#### INSTRUCTION
Every line below that mentions the word "matplotlib" should be copied out.

################

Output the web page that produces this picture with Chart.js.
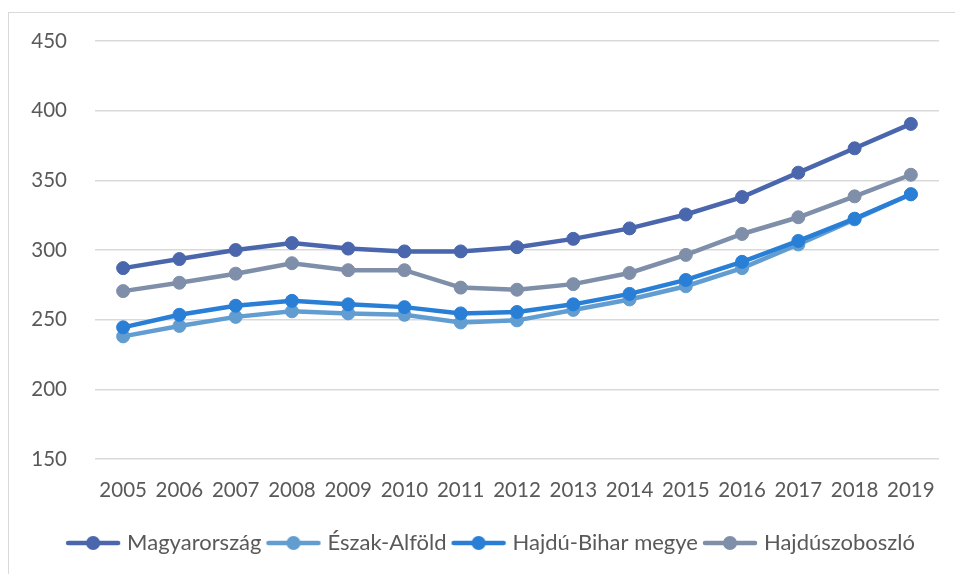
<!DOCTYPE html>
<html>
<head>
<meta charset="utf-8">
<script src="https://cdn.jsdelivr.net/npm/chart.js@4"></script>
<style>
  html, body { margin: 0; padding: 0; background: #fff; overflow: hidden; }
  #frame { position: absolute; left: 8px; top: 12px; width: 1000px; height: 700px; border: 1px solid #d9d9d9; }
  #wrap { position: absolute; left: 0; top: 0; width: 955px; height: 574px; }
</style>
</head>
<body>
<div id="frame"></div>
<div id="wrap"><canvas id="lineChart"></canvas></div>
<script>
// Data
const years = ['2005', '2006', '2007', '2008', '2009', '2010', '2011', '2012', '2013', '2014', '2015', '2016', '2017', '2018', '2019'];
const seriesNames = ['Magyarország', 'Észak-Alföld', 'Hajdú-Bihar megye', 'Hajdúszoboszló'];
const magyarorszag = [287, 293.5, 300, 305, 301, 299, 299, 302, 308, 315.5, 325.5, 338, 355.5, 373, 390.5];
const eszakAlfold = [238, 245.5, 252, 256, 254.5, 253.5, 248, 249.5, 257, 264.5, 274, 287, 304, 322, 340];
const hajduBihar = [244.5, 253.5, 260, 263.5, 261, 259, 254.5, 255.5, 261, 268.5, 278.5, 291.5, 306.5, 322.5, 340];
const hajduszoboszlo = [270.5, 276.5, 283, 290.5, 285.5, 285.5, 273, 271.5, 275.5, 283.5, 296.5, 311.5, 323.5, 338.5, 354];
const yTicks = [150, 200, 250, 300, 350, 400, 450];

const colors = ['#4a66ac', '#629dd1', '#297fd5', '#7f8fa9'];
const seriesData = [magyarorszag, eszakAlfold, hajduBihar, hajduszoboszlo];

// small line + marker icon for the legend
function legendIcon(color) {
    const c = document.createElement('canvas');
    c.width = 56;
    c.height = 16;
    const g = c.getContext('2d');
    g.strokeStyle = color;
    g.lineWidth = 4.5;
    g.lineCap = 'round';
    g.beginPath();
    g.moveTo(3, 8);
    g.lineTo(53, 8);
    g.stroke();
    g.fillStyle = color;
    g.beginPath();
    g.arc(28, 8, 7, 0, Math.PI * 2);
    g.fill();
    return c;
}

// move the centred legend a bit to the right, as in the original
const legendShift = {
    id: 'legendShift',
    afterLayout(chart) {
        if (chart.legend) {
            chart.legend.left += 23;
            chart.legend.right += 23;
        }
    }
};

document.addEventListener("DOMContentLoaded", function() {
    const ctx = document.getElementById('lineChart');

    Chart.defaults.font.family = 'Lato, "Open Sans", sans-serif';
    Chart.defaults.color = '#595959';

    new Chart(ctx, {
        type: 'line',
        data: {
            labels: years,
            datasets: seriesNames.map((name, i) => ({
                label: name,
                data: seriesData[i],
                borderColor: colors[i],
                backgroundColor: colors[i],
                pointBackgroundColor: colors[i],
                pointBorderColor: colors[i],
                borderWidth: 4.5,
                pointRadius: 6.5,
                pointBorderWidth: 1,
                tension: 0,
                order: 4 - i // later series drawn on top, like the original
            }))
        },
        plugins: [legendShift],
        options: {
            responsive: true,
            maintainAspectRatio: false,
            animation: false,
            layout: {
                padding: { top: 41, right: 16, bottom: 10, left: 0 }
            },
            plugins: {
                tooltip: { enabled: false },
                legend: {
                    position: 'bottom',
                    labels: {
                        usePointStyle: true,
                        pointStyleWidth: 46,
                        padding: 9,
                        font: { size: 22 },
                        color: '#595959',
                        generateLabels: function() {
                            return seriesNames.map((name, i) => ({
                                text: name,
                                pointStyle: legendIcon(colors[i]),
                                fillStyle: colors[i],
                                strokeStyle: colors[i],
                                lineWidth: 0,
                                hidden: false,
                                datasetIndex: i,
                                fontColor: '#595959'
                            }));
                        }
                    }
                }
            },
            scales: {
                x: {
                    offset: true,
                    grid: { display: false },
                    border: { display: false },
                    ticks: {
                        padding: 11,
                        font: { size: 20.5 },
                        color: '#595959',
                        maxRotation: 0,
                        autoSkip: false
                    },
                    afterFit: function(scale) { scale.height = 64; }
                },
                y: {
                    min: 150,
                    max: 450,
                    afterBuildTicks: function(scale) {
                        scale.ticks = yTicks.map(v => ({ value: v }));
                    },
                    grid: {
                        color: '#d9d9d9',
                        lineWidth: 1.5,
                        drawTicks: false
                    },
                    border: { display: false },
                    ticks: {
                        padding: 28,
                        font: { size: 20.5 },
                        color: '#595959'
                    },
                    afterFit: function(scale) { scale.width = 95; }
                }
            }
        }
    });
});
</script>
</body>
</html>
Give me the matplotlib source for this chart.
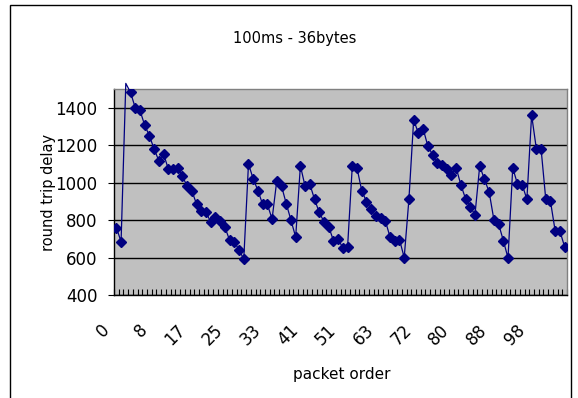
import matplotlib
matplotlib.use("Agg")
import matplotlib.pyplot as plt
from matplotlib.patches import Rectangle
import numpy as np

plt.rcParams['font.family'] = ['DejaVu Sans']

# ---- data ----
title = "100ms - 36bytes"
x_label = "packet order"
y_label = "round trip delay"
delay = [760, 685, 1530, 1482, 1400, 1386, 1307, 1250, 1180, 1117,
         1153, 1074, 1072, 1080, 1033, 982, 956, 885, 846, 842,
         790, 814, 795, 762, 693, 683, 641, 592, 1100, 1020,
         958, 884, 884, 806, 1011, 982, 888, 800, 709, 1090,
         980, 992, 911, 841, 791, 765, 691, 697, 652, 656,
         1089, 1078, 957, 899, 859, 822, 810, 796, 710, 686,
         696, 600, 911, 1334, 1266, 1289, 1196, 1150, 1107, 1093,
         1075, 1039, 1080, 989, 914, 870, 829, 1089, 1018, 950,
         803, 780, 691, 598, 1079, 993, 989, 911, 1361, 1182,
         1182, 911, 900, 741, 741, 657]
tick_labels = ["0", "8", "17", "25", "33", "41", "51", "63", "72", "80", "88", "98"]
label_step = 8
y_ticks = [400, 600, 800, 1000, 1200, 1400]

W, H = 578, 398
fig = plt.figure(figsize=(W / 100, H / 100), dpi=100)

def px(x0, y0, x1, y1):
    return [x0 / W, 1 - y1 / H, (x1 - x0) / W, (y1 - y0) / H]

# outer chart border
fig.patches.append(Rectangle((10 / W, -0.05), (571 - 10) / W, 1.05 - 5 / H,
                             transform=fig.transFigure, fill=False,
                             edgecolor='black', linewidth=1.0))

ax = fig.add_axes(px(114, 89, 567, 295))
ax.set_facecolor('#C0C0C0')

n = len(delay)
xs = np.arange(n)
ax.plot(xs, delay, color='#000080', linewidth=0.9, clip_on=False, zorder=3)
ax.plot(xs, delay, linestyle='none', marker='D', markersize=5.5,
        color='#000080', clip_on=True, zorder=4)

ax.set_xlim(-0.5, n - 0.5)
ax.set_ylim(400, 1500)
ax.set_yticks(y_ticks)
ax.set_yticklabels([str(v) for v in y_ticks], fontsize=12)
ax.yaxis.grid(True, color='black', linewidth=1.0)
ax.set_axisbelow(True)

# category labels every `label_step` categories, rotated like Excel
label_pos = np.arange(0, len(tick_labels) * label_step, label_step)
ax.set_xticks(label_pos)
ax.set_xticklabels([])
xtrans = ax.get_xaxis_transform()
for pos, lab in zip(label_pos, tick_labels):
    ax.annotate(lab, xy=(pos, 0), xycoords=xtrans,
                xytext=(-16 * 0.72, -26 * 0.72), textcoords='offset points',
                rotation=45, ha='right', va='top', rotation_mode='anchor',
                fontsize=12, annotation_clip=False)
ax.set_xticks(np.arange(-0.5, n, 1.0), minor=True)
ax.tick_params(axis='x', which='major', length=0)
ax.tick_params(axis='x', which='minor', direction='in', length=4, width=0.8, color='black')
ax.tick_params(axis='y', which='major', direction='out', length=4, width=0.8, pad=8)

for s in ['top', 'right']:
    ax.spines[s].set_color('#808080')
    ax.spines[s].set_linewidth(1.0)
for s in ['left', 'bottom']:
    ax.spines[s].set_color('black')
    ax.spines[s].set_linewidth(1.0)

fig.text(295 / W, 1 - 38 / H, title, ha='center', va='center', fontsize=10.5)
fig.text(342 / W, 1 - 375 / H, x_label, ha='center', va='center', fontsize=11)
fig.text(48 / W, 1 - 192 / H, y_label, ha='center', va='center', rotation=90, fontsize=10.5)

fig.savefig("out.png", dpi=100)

################

#### WRITTEN SOLUTION
Give me the matplotlib source for this chart.
import matplotlib
matplotlib.use("Agg")
import matplotlib.pyplot as plt
from matplotlib.patches import Rectangle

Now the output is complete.